Wikipedia lists people who died mysteriously and who disappeared mysteriously. Among the latter: "Tommy Davis (40), head of the Church of Scientology's Celebrity Centre International in Los Angeles, California, was reported missing on Channel Nine's program, A Current Affair[,] along with his wife; they have not been seen for over a year."
McCandless self-portrait (1992). Image Source: Chris McCandless Now I Walk into the Wild.
Another figure who wandered too far was Christopher McCandless (1968-1992). After college, he abandoned his middle class world to find himself, eventually trekking to Alaska, where he was injured, then starved to death. His haunting self-portrait in front of an abandoned bus, not long before he died, became an iconic image, later subject of much media attention. Sean Penn directed a bio-drama about McCandless in 2007.
Sometimes, the mystery comes from conflicting memories or perceptions of reality. There can be disturbing discrepancies between what one person remembers or sees, and what others remember or see. To the person who perceives the disconnection, the inconsistency can appear to be a time trap or reality warp, as discussed in this post. This week, an anonymous commenter responded to that same post and related the following mysterious personal experience:
Today's mainstream empirical world secularizes and rationalizes spiritualism, strange memories and fractured awareness. These experiences are labeled now in terms of mental illness. In another age, they might have been accepted as omens or holy visions. Only on the fringes of Millennial science, in the physics of the infinitesimal, might this commenter's experience find explanation in quantum consciousness. For now, it remains a mystery."The one that really bothers me the most, is that of a high school friend. We were very close. During the summer between my junior and senior year of high school, my friend, who was a very talented football and baseball player for our team, was with friends pulling a railroad car down the tracks. He lost his footing and it ran over his right leg. This resulted in an amputation at the knee.

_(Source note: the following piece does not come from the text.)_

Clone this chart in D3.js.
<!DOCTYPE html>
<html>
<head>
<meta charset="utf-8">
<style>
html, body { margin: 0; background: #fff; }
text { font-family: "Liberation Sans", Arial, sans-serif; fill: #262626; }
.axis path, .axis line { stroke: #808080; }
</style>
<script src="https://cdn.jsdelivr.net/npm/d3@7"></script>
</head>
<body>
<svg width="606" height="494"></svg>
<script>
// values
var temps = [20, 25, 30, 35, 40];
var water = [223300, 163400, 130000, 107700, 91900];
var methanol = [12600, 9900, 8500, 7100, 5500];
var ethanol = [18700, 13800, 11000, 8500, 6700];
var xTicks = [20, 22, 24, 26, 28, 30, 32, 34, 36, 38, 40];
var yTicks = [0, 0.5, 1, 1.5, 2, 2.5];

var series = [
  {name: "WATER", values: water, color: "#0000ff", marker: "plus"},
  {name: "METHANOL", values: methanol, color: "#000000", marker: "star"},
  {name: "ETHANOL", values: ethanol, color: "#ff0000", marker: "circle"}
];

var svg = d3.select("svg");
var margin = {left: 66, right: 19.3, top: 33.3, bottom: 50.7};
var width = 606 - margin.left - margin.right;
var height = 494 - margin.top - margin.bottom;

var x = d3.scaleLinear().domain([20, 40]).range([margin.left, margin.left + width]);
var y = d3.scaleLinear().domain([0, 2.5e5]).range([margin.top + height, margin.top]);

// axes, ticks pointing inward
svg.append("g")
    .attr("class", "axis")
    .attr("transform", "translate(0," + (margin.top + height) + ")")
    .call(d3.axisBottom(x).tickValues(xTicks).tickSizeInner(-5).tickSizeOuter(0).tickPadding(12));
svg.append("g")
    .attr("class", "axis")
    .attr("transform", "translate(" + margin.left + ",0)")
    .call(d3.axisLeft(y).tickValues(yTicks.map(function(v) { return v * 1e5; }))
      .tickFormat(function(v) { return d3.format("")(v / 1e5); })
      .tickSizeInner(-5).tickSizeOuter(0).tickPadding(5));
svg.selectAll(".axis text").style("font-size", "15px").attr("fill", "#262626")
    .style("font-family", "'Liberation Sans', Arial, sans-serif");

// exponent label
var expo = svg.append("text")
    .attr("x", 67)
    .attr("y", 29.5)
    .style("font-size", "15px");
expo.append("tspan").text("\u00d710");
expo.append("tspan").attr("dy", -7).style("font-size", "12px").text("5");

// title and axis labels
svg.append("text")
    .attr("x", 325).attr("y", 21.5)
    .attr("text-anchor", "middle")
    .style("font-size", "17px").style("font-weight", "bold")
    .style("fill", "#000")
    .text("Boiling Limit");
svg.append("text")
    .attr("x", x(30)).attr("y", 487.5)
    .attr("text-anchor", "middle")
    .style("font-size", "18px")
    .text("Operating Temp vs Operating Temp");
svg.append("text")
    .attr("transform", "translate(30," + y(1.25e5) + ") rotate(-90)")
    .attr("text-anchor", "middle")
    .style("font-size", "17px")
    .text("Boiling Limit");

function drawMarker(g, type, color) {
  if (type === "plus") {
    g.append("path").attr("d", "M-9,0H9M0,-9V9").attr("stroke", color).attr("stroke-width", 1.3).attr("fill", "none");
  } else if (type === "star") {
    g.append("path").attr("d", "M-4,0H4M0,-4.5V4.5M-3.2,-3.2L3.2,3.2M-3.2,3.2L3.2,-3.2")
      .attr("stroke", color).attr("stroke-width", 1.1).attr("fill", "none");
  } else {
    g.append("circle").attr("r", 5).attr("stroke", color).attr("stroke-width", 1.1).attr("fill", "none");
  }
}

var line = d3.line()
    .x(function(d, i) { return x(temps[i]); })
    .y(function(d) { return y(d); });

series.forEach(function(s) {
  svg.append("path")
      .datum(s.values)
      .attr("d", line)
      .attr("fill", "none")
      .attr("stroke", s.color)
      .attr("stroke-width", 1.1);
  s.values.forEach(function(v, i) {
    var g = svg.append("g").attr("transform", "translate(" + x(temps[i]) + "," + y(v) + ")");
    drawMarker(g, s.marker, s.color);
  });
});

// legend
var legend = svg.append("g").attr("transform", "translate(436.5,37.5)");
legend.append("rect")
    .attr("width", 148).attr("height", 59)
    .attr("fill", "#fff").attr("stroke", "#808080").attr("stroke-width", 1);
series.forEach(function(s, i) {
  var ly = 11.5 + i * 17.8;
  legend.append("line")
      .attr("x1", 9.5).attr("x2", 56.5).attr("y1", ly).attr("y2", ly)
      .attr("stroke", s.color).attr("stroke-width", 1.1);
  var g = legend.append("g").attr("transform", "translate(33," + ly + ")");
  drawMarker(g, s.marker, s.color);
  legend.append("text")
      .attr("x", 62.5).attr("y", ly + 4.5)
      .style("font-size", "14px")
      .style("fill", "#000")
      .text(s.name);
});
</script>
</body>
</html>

I worked all summer at a local fast food restaurant. He lived in the area. He would stop by and we would spend a lot of time talking. And then, when school resumed, it was obviously the talk of the campus. And for months I remember him withdrawing from friends, and becoming a kind of recluse. But him and I would always talk. This went on for the entire year.
So, I had the summer before senior year, and the entire senior year of memories.
Three years ago, I finally gave in, and opened a Facebook account. I reconnected with all of my high school friends. He was one of them, and he seemed to be doing well. I didn't look through his pictures much or anything, so I didn't know right away. But eventually, my wife looked through his pics. She had heard the story (we were married twenty two years, so she knew most of my stories lol). She noticed that he didn't have an amputation. She told me this, and I looked. I was shocked to see she was right.
I had a tremendous issue accepting this. I had almost two years of memories regarding this...Lots of memories... But, at the risk of sounding (and literally feeling) insane, I laughed it off and said I must have been thinking of someone else. But inside, I am torn apart. I asked my other high school friends who was the guy that got run over by a railroad car, and no-one can remember anything about anyone that that happened to. Really??? I mean, really???"